For instance, a File Monitor might be collecting IIS logs from a Windows server. To ensure that these events are stored correctly in your final analysis system, you could specify a value of index = 'IIS'. This creates a new field named index with the value IIS, providing essential context for your data.

For details, see Host Info.

Reduce Your Data with Lookups

Use lookup tables on Edge Nodes to filter out events that meet predefined conditions. This can significantly improve processing efficiency and reduce costs.

For more complex lookup scenarios, consider performing them on Cribl Stream instead of Cribl Edge, to offload the processing burden. This approach enables you to leverage the capabilities of Cribl Stream for advanced data manipulation and analysis, while maintaining optimal performance on Edge Nodes.

For details, refer to the Lookup topic.

Transform Logs into Metrics

Aggregating individual log events into metrics reduces throughput volume, reducing your infrastructure requirements and optimizing your data ingest utilization on downstream services.

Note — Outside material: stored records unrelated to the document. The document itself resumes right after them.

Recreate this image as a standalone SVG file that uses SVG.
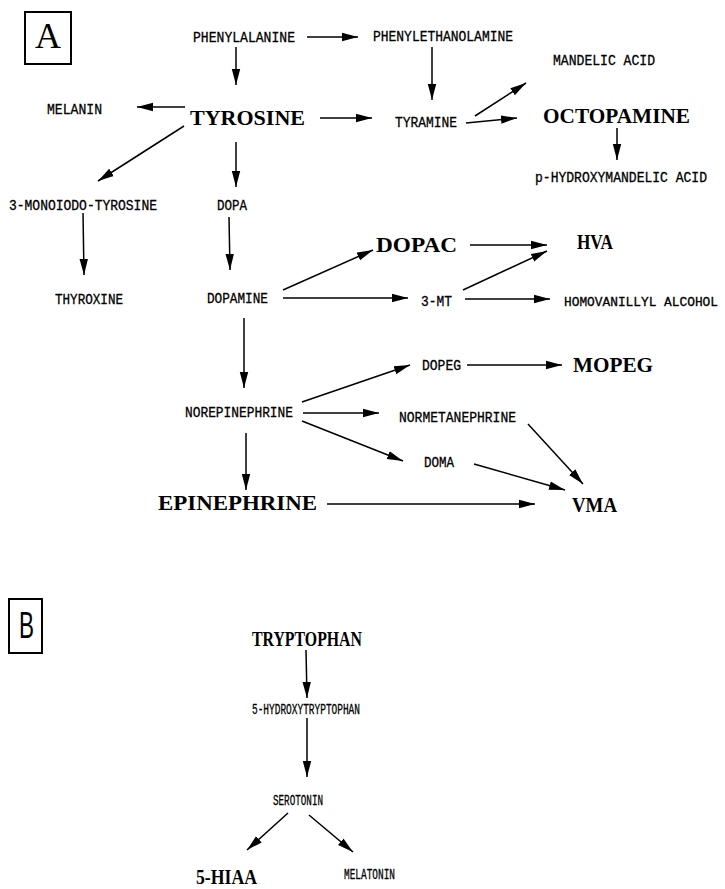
<svg xmlns="http://www.w3.org/2000/svg" width="725" height="889" viewBox="0 0 725 889">
<style>
.s{font-family:"Liberation Mono","DejaVu Sans Mono",monospace;font-size:14px;fill:#000;stroke:#000;stroke-width:0.3}
.b{font-family:"Liberation Serif","DejaVu Serif",serif;font-size:22px;font-weight:bold;fill:#000}
.c line{stroke:#000;stroke-width:1.5;marker-end:url(#ah)}
.box{fill:none;stroke:#000;stroke-width:2}
</style>
<defs>
<marker id="ah" markerWidth="17" markerHeight="10" refX="16" refY="5" orient="auto" markerUnits="userSpaceOnUse">
<path d="M0,0.8 L16,5 L0,9.2 z" fill="#000"/>
</marker>
</defs>
<rect width="725" height="889" fill="#fff"/>
<g id="panelA">
<rect class="box" x="25" y="12" width="46" height="52"/>
<text x="48" y="48" text-anchor="middle" font-family="Liberation Serif, serif" font-size="36">A</text>
</g>
<g id="panelB">
<rect class="box" x="9" y="599" width="33" height="54"/>
<text x="19" y="638" font-family="Liberation Sans, sans-serif" font-size="36" textLength="15" lengthAdjust="spacingAndGlyphs">B</text>
</g>
<g id="n-phe"><text class="s" x="193" y="42" textLength="102" lengthAdjust="spacingAndGlyphs">PHENYLALANINE</text></g>
<g id="n-pea"><text class="s" x="373" y="41" textLength="140" lengthAdjust="spacingAndGlyphs">PHENYLETHANOLAMINE</text></g>
<g id="n-melanin"><text class="s" x="47" y="114" textLength="55" lengthAdjust="spacingAndGlyphs">MELANIN</text></g>
<g id="n-tyr"><text class="b" x="190" y="125" textLength="115" lengthAdjust="spacingAndGlyphs">TYROSINE</text></g>
<g id="n-tyramine"><text class="s" x="395" y="127" textLength="62" lengthAdjust="spacingAndGlyphs">TYRAMINE</text></g>
<g id="n-mandelic"><text class="s" x="553" y="65" textLength="102" lengthAdjust="spacingAndGlyphs">MANDELIC ACID</text></g>
<g id="n-oct"><text class="b" x="543" y="123" textLength="147" lengthAdjust="spacingAndGlyphs">OCTOPAMINE</text></g>
<g id="n-phma"><text class="s" x="535" y="182" textLength="172" lengthAdjust="spacingAndGlyphs">p-HYDROXYMANDELIC ACID</text></g>
<g id="n-mit"><text class="s" x="9" y="210" textLength="148" lengthAdjust="spacingAndGlyphs">3-MONOIODO-TYROSINE</text></g>
<g id="n-dopa"><text class="s" x="217" y="210" textLength="30" lengthAdjust="spacingAndGlyphs">DOPA</text></g>
<g id="n-thyroxine"><text class="s" x="55" y="304" textLength="68" lengthAdjust="spacingAndGlyphs">THYROXINE</text></g>
<g id="n-dopamine"><text class="s" x="207" y="303" textLength="61" lengthAdjust="spacingAndGlyphs">DOPAMINE</text></g>
<g id="n-dopac"><text class="b" x="376" y="252" textLength="81" lengthAdjust="spacingAndGlyphs">DOPAC</text></g>
<g id="n-hva"><text class="b" x="577" y="249" textLength="36" lengthAdjust="spacingAndGlyphs">HVA</text></g>
<g id="n-3mt"><text class="s" x="421" y="306" textLength="31" lengthAdjust="spacingAndGlyphs">3-MT</text></g>
<g id="n-hvalc"><text class="s" x="564" y="306" style="font-size:12.5px" textLength="154" lengthAdjust="spacingAndGlyphs">HOMOVANILLYL ALCOHOL</text></g>
<g id="n-dopeg"><text class="s" x="422" y="370" textLength="39" lengthAdjust="spacingAndGlyphs">DOPEG</text></g>
<g id="n-mopeg"><text class="b" x="573" y="372" textLength="80" lengthAdjust="spacingAndGlyphs">MOPEG</text></g>
<g id="n-ne"><text class="s" x="185" y="417" textLength="108" lengthAdjust="spacingAndGlyphs">NOREPINEPHRINE</text></g>
<g id="n-nmn"><text class="s" x="399" y="422" textLength="117" lengthAdjust="spacingAndGlyphs">NORMETANEPHRINE</text></g>
<g id="n-doma"><text class="s" x="424" y="467" textLength="30" lengthAdjust="spacingAndGlyphs">DOMA</text></g>
<g id="n-epi"><text class="b" x="158" y="510" textLength="159" lengthAdjust="spacingAndGlyphs">EPINEPHRINE</text></g>
<g id="n-vma"><text class="b" x="572" y="512" textLength="45" lengthAdjust="spacingAndGlyphs">VMA</text></g>
<g id="n-trp"><text class="b" x="252" y="646" textLength="110" lengthAdjust="spacingAndGlyphs">TRYPTOPHAN</text></g>
<g id="n-5htp"><text class="s" x="252" y="714" textLength="108" lengthAdjust="spacingAndGlyphs">5-HYDROXYTRYPTOPHAN</text></g>
<g id="n-5ht"><text class="s" x="273" y="805" textLength="50" lengthAdjust="spacingAndGlyphs">SEROTONIN</text></g>
<g id="n-5hiaa"><text class="b" x="196" y="884" style="font-size:21px" textLength="61" lengthAdjust="spacingAndGlyphs">5-HIAA</text></g>
<g id="n-melatonin"><text class="s" x="344" y="879" textLength="51" lengthAdjust="spacingAndGlyphs">MELATONIN</text></g>
<g id="connectors" class="c">
<line x1="307" y1="37" x2="358" y2="37"/>
<line x1="236" y1="47" x2="236" y2="85"/>
<line x1="185" y1="107" x2="137" y2="107"/>
<line x1="320" y1="118" x2="372" y2="118"/>
<line x1="184" y1="126" x2="98" y2="181"/>
<line x1="236" y1="142" x2="236" y2="187"/>
<line x1="432" y1="47" x2="432" y2="100"/>
<line x1="475" y1="116" x2="526" y2="83"/>
<line x1="466" y1="123" x2="517" y2="118"/>
<line x1="617" y1="128" x2="617" y2="160"/>
<line x1="83" y1="213" x2="84" y2="275"/>
<line x1="229" y1="217" x2="230" y2="270"/>
<line x1="283" y1="290" x2="373" y2="250"/>
<line x1="283" y1="298" x2="408" y2="298"/>
<line x1="470" y1="245" x2="547" y2="245"/>
<line x1="463" y1="290" x2="547" y2="251"/>
<line x1="465" y1="299" x2="550" y2="299"/>
<line x1="244" y1="318" x2="244" y2="388"/>
<line x1="302" y1="402" x2="410" y2="365"/>
<line x1="467" y1="365" x2="562" y2="365"/>
<line x1="303" y1="413" x2="379" y2="413"/>
<line x1="302" y1="421" x2="403" y2="461"/>
<line x1="528" y1="424" x2="583" y2="484"/>
<line x1="474" y1="464" x2="565" y2="490"/>
<line x1="246" y1="433" x2="246" y2="490"/>
<line x1="327" y1="504" x2="535" y2="504"/>
<line x1="306" y1="650" x2="307" y2="698"/>
<line x1="307" y1="718" x2="307" y2="777"/>
<line x1="288" y1="813" x2="247" y2="850"/>
<line x1="309" y1="815" x2="353" y2="852"/>
</g>
</svg>
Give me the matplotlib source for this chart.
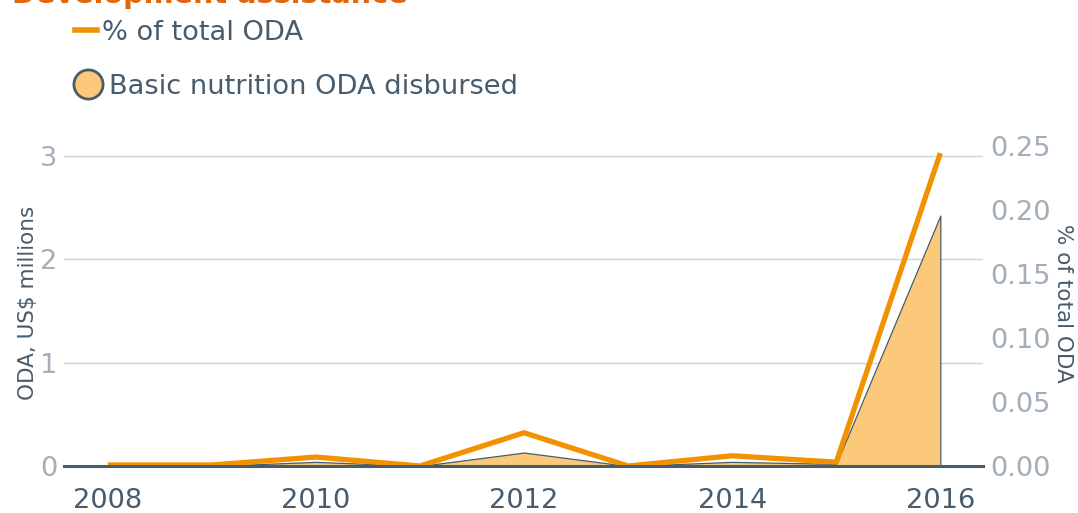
import matplotlib
matplotlib.use('Agg')
import matplotlib.pyplot as plt
from matplotlib.lines import Line2D

# Data
years = [2008, 2009, 2010, 2011, 2012, 2013, 2014, 2015, 2016]
oda_disbursed = [0.0, 0.0, 0.04, 0.0, 0.13, 0.0, 0.04, 0.02, 2.42]  # US$ millions
pct_total_oda = [0.0008, 0.0008, 0.007, 0.0, 0.026, 0.0, 0.008, 0.003, 0.2445]  # %
x_ticks = [2008, 2010, 2012, 2014, 2016]
left_ticks = [0, 1, 2, 3]
right_ticks = [0.00, 0.05, 0.10, 0.15, 0.20, 0.25]

# Colours
ORANGE = '#F39200'
FILL = '#FCC97B'
DARK = '#475C6D'
LIGHT = '#A3AEB9'
GRID = '#CDD2DA'
TITLE = '#E3650E'

FS = 19.6

plt.rcParams['font.family'] = 'DejaVu Sans'

fig = plt.figure(figsize=(10.78, 5.13), dpi=100)
ax = fig.add_axes([64 / 1078, 1 - 466 / 513, (983 - 64) / 1078, (466 - 140) / 513])
ax2 = ax.twinx()

# area for disbursed ODA
ax.fill_between(years, oda_disbursed, 0, facecolor=FILL, edgecolor=DARK, linewidth=0.9, zorder=2)

# line for share of total ODA
ax2.plot(years, pct_total_oda, color=ORANGE, linewidth=3.8, solid_capstyle='butt', zorder=3)

top_left = 3.15
ax.set_ylim(0, top_left)
ax2.set_ylim(0, top_left * 103.5 / 1280)
ax.set_xlim(2007.58, 2016.41)

ax.set_xticks(x_ticks)
ax.set_xticklabels([str(y) for y in x_ticks])
ax.set_yticks(left_ticks)
ax.set_yticklabels([str(t) for t in left_ticks])
ax2.set_yticks(right_ticks)
ax2.set_yticklabels([f'{t:.2f}' for t in right_ticks])

ax.grid(axis='y', color=GRID, linewidth=1.0, zorder=0)
ax.set_axisbelow(True)
ax.tick_params(axis='x', length=0, pad=16, labelsize=FS, labelcolor=DARK)
ax.tick_params(axis='y', length=0, pad=5, labelsize=FS, labelcolor=LIGHT)
ax2.tick_params(axis='y', length=0, pad=5, labelsize=FS, labelcolor=LIGHT)

for a in (ax, ax2):
    for side in ('top', 'left', 'right', 'bottom'):
        a.spines[side].set_visible(False)
ax2.spines['bottom'].set_visible(True)
ax2.spines['bottom'].set_color(DARK)
ax2.spines['bottom'].set_linewidth(2.2)
ax2.spines['bottom'].set_zorder(5)

ax.set_ylabel('ODA, US$ millions', fontsize=15.5, color=DARK, labelpad=1.5)
ax2.set_ylabel('% of total ODA', fontsize=15.5, color=DARK, rotation=270, labelpad=16.5)

# title, clipped at the top edge as in the reference
fig.text(12 / 1078, 1 - 3 / 513, 'Development assistance', fontsize=20.7,
         fontweight='bold', color=TITLE, va='baseline', ha='left')

# legend, one entry per block so the handles sit like the reference
line_handle = Line2D([], [], color=ORANGE, linewidth=4)
fig.legend([line_handle], ['% of total ODA'],
           loc='center left', bbox_to_anchor=(75 / 1078, 1 - 33 / 513),
           frameon=False, fontsize=FS, labelcolor=DARK,
           handlelength=0.8, handletextpad=0.2, borderpad=0, borderaxespad=0)
dot_handle = Line2D([], [], linestyle='none', marker='o', markersize=21,
                    markerfacecolor=FILL, markeredgecolor=DARK, markeredgewidth=2)
fig.legend([dot_handle], ['Basic nutrition ODA disbursed'],
           loc='center left', bbox_to_anchor=(74 / 1078, 1 - 87 / 513),
           frameon=False, fontsize=FS, labelcolor=DARK,
           handlelength=1.0, handletextpad=0.3, borderpad=0, borderaxespad=0)

fig.savefig('out.png', dpi=100)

For details, refer to our Working with Metrics sandbox, which walks you through extracting metrics from logs and publishing them.

Packs for Cribl Edge

Cribl Edge supports various Packs that can enhance Edge functionality and provide pre-built solutions for common use cases. While the specific Packs available can vary, and may be updated over time, here are some example Packs that are often used in conjunction with Cribl Edge:

When selecting Packs, prioritize features that align with your specific needs, while considering the potential impact on Edge Node performance. Some Packs might generate significant CPU load, especially those with large lookup tables or complex processing Pipelines. So it’s generally recommended to keep Edge agents as streamlined as possible. By carefully evaluating the benefits and trade-offs of each Pack, you can optimize your Cribl Edge deployment for both functionality and efficiency.